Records
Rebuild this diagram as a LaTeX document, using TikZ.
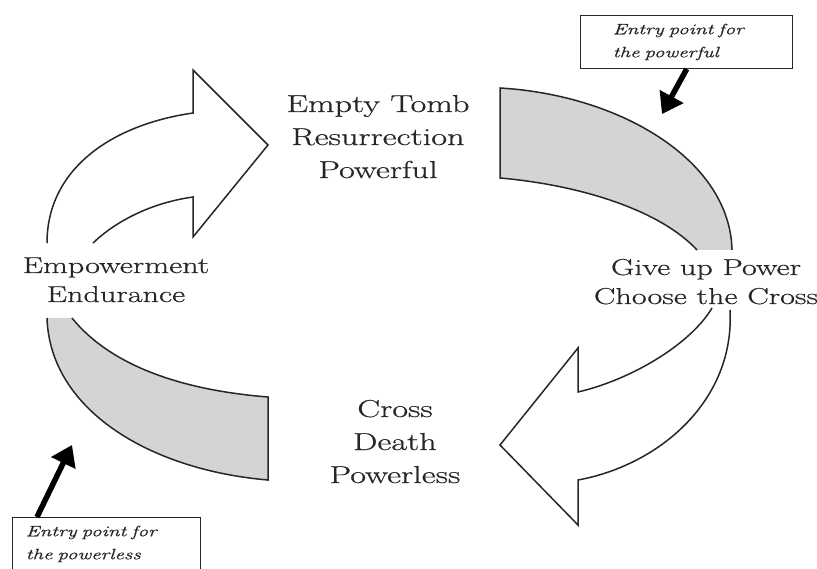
\documentclass[tikz,border=0pt]{standalone}
\usepackage{fontspec}
\setmainfont{Latin Modern Roman}[FakeStretch=1.4,FakeBold=0.6]
\usetikzlibrary{arrows.meta,calc}
\definecolor{band}{gray}{0.83}
\definecolor{ink}{gray}{0.15}
\begin{document}
\begin{tikzpicture}[x=1pt,y=-1pt,
  outline/.style={draw=ink,line width=1.5pt,line join=miter},
  bigtext/.style={font=\fontsize{24.5}{33}\selectfont,text=ink,align=center,inner sep=0pt},
  sidetext/.style={font=\fontsize{23}{29}\selectfont,text=ink,align=center,inner sep=0pt},
  entrybox/.style={draw=ink,line width=1.4pt,font=\fontsize{15}{23}\selectfont\itshape,text=ink,align=left,inner ysep=8pt,anchor=north west},
  entryarrow/.style={line width=5.5pt,draw=black,-{Triangle[length=20pt,width=26pt]}}]
\useasboundingbox (0,0) rectangle (817,569);
\clip (0,0) rectangle (817,569);
% grey bands
\fill[band] (500,88) .. controls (620,95) and (730,160) .. (732,250) -- (697,250) .. controls (660,210) and (580,185) .. (500,178) -- cycle;
\draw[outline] (697,250) .. controls (660,210) and (580,185) .. (500,178) -- (500,88) .. controls (620,95) and (730,160) .. (732,250);
\fill[band] (47,318) .. controls (50,410) and (150,470) .. (268,480) -- (268,397) .. controls (180,390) and (110,365) .. (72,318) -- cycle;
\draw[outline] (47,318) .. controls (50,410) and (150,470) .. (268,480) -- (268,397) .. controls (180,390) and (110,365) .. (72,318);
% white arrows
\draw[outline] (47,243) .. controls (47,170) and (110,125) .. (193,113) -- (193,70) -- (268,145) -- (193,237) -- (193,197) .. controls (150,203) and (115,222) .. (93,243);
\draw[outline] (730,310) .. controls (735,400) and (660,465) .. (578,480) -- (578,525) -- (500,445) -- (578,348) -- (578,392) .. controls (630,380) and (690,345) .. (712,308);
% labels (anchor base = baseline of last line)
\node[bigtext, anchor=base] (rise) at (378,178) {Empty Tomb\\Resurrection\\Powerful};
\node[bigtext, anchor=base] (cross) at (395,483) {Cross\\Death\\Powerless};
\node[sidetext, anchor=base] (endure) at (116,302) {Empowerment\\Endurance};
\node[sidetext, anchor=base] (giveup) at (706,304) {Give up Power\\Choose the Cross};
% entry boxes
\node[entrybox, text width=148pt, inner xsep=32pt] (topbox) at (580,15) {Entry point for\\the powerful};
\node[entrybox, text width=162pt, inner xsep=13pt] (botbox) at (12,517) {Entry point for\\the powerless};
\coordinate (toptip) at (662,114);
\coordinate (bottip) at (72,445);
\draw[entryarrow] (topbox.south) -- (toptip);
\draw[entryarrow] ($(botbox.north west)+(25,0)$) -- (bottip);
\end{tikzpicture}
\end{document}
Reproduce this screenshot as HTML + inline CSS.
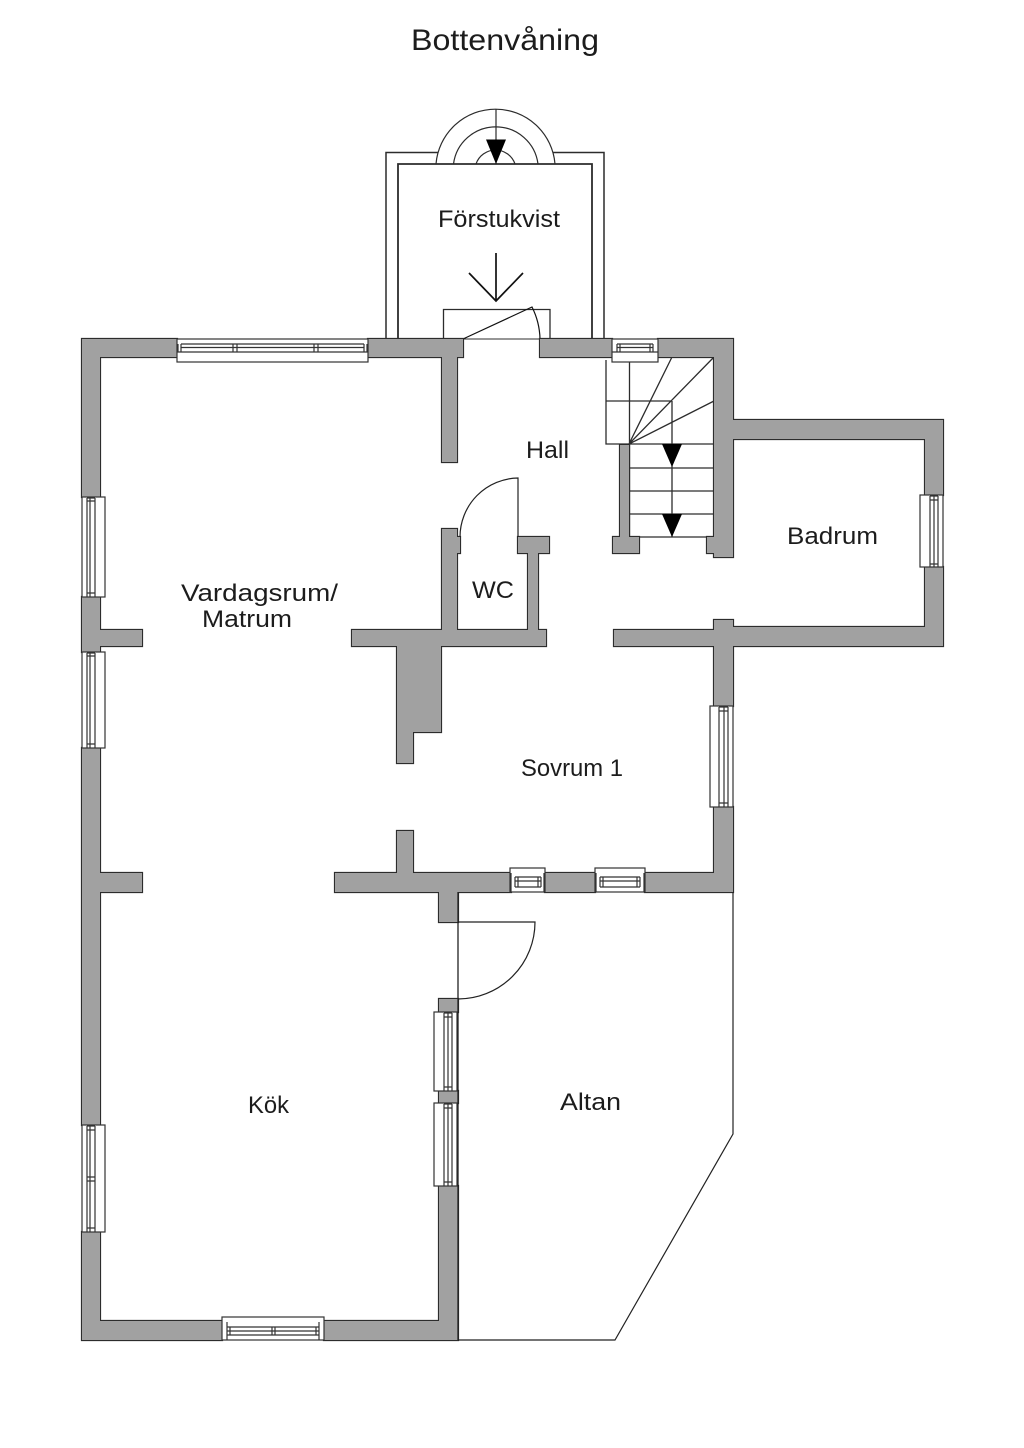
<!DOCTYPE html>
<html lang="sv">
<head>
<meta charset="utf-8">
<title>Bottenvåning</title>
<style>
html,body{margin:0;padding:0;background:#fff;}
svg{display:block;}
text{font-family:"Liberation Sans",sans-serif;fill:#1c1c1c;}
</style>
</head>
<body>
<svg xmlns="http://www.w3.org/2000/svg" width="1024" height="1448" viewBox="0 0 1024 1448">
<rect width="1024" height="1448" fill="#fff"/>

<!-- Porch -->
<g fill="none" stroke="#2c2c2c">
  <path stroke-width="1.5" d="M386 339V152.500H438M553 152.500H604V339"/>
  <path stroke-width="1.8" d="M398 339V164H592V339"/>
  <path stroke-width="1.2" d="M436 164A59.700 59.700 0 0 1 555 164M453.500 164A42.600 42.600 0 0 1 538 164M476 164A20.600 20.600 0 0 1 515 164"/>
  <path stroke-width="1.2" d="M496 109V164"/>
  <path stroke-width="1.3" d="M443.500 339V309.500H550V339"/>
  <path stroke-width="1.1" d="M463 339H540"/>
  <path stroke-width="1.2" stroke="#111" d="M463 339L532 307A75 75 0 0 1 540 339"/>
  <path stroke-width="1.7" stroke="#111" d="M496 253V301M469 273L496 301L523 273"/>
</g>
<polygon points="486,139.500 506,139.500 496,164" fill="#000"/>

<!-- Stairs -->
<g fill="none" stroke="#2c2c2c" stroke-width="1.3">
  <path d="M606 360V444H714M606 401H672M629.500 360V537M672 401V537M629 444L672 357M629 444L714 357M629 444L714 401"/>
  <path d="M629 468H714M629 491H714M629 514H714M629 537H714"/>
</g>
<polygon points="662,444 682,444 672,467" fill="#000"/>
<polygon points="662,514 682,514 672,537" fill="#000"/>

<!-- Walls -->
<defs>
<path id="w" d="M82 339H100V497H82ZM82 597H100V652H82ZM82 748H100V1125H82ZM82 1232H100V1340H82Z
M82 339H177V357H82ZM368 339H463V357H368ZM442 357H457V462H442ZM540 339H612V357H540ZM658 339H733V357H658ZM714 339H733V557H714ZM707 537H714V553H707Z
M620 445H629V537H620ZM613 537H639V553H613Z
M733 420H943V439H733ZM925 420H943V495H925ZM925 567H943V646H925ZM733 627H943V646H733ZM614 630H733V646H614ZM714 620H733V706H714ZM714 807H733V892H714Z
M100 630H142V646H100ZM100 873H142V892H100Z
M335 873H511V892H335ZM545 873H595V892H545ZM645 873H733V892H645ZM397 831H413V873H397ZM439 892H458V922H439ZM439 999H458V1012H439ZM439 1091H458V1103H439ZM439 1186H458V1340H439Z
M82 1321H222V1340H82ZM324 1321H458V1340H324Z
M352 630H546V646H352ZM442 529H457V630H442ZM457 537H460V553H457ZM528 553H538V630H528ZM518 537H549V553H518ZM397 646H441V732H397ZM397 732H413V763H397Z"/>
</defs>
<use href="#w" fill="none" stroke="#2c2c2c" stroke-width="2.2"/>
<use href="#w" fill="#a1a1a1"/>

<!-- Altan and doors -->
<g fill="none" stroke="#222" stroke-width="1.2">
  <path d="M733 892V1134L615 1340H458"/>
  <path d="M458 922H535A77 77 0 0 1 458 999"/>
  <path d="M518 537V478A59 59 0 0 0 460 537"/>
</g>

<!-- Windows -->
<g fill="#fff" stroke="#333" stroke-width="1.2">
  <!-- top long -->
  <rect x="177" y="339" width="191" height="23"/>
  <path fill="none" d="M177 352H368M181 344H364M181 347.500H364M178 344V352M181 344V352M364 344V352M367 344V352M233 344V352M237 344V352M314 344V352M318 344V352"/>
  <!-- top stair window -->
  <rect x="612" y="339" width="46" height="23"/>
  <path fill="none" d="M612 352H658M617 344H653M617 347.500H653M617 344V352M620 344V352M650 344V352M653 344V352"/>
  <!-- left 1 -->
  <rect x="82" y="497" width="23" height="100"/>
  <path fill="none" d="M87 498V597M90 498V597M95 498V597M87 498H95M87 501H95M87 593H95"/>
  <!-- left 2 -->
  <rect x="82" y="652" width="23" height="96"/>
  <path fill="none" d="M87 653V748M90 653V748M95 653V748M87 653H95M87 656H95M87 744H95"/>
  <!-- left Kök -->
  <rect x="82" y="1125" width="23" height="107"/>
  <path fill="none" d="M87 1126V1232M90 1126V1232M95 1126V1232M87 1126H95M87 1130H95M87 1177H95M87 1181H95M87 1228H95"/>
  <!-- right -->
  <rect x="710" y="706" width="23" height="101"/>
  <path fill="none" d="M719 707V807M724 707V807M728 707V807M719 707H728M719 711H728M719 803H728"/>
  <!-- Badrum -->
  <rect x="920" y="495" width="23" height="72"/>
  <path fill="none" d="M930 496V567M934 496V567M938 496V567M930 496H938M930 500H938M930 564H938"/>
  <!-- Sovrum bottom -->
  <rect x="510" y="868" width="35" height="24"/>
  <path fill="none" d="M515 877H541M515 881H541M515 887H541M515 877V887M518 877V887M538 877V887M541 877V887M511 873V892M544 873V892"/>
  <rect x="595" y="868" width="50" height="24"/>
  <path fill="none" d="M600 877H640M600 881H640M600 887H640M600 877V887M603 877V887M637 877V887M640 877V887M596 873V892M644 873V892"/>
  <!-- Kök east -->
  <rect x="434" y="1012" width="23" height="79"/>
  <path fill="none" d="M444 1013V1091M448 1013V1091M452 1013V1091M444 1013H452M444 1017H452M444 1087H452"/>
  <rect x="434" y="1103" width="23" height="83"/>
  <path fill="none" d="M444 1104V1186M448 1104V1186M452 1104V1186M444 1104H452M444 1108H452M444 1182H452"/>
  <!-- Kök bottom -->
  <rect x="222" y="1317" width="102" height="23"/>
  <path fill="none" d="M227 1327H319M227 1331H319M227 1335H319M227 1322V1340M230 1327V1335M272 1327V1335M275 1327V1335M316 1327V1335M319 1322V1340"/>
</g>
<path d="M458 892V1340" fill="none" stroke="#222" stroke-width="1.3"/>

<!-- Labels -->
<text x="411" y="50" font-size="30" textLength="188" lengthAdjust="spacingAndGlyphs">Bottenvåning</text>
<text x="438" y="227" font-size="24" textLength="122" lengthAdjust="spacingAndGlyphs">Förstukvist</text>
<text x="526" y="458" font-size="24" textLength="43" lengthAdjust="spacingAndGlyphs">Hall</text>
<text x="472" y="598" font-size="24" textLength="42" lengthAdjust="spacingAndGlyphs">WC</text>
<text x="787" y="544" font-size="24" textLength="91" lengthAdjust="spacingAndGlyphs">Badrum</text>
<text x="181" y="601" font-size="24" textLength="157" lengthAdjust="spacingAndGlyphs">Vardagsrum/</text>
<text x="202" y="627" font-size="24" textLength="90" lengthAdjust="spacingAndGlyphs">Matrum</text>
<text x="521" y="776" font-size="24" textLength="102" lengthAdjust="spacingAndGlyphs">Sovrum 1</text>
<text x="248" y="1113" font-size="24" textLength="41" lengthAdjust="spacingAndGlyphs">Kök</text>
<text x="560" y="1110" font-size="24" textLength="61" lengthAdjust="spacingAndGlyphs">Altan</text>
</svg>
</body>
</html>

- WRITTEN REQUEST:
From the listing above, copy out each line where the word "this" appears.

- CORRECT RESULT:
Rebuild this diagram as a LaTeX document, using TikZ.
Reproduce this screenshot as HTML + inline CSS.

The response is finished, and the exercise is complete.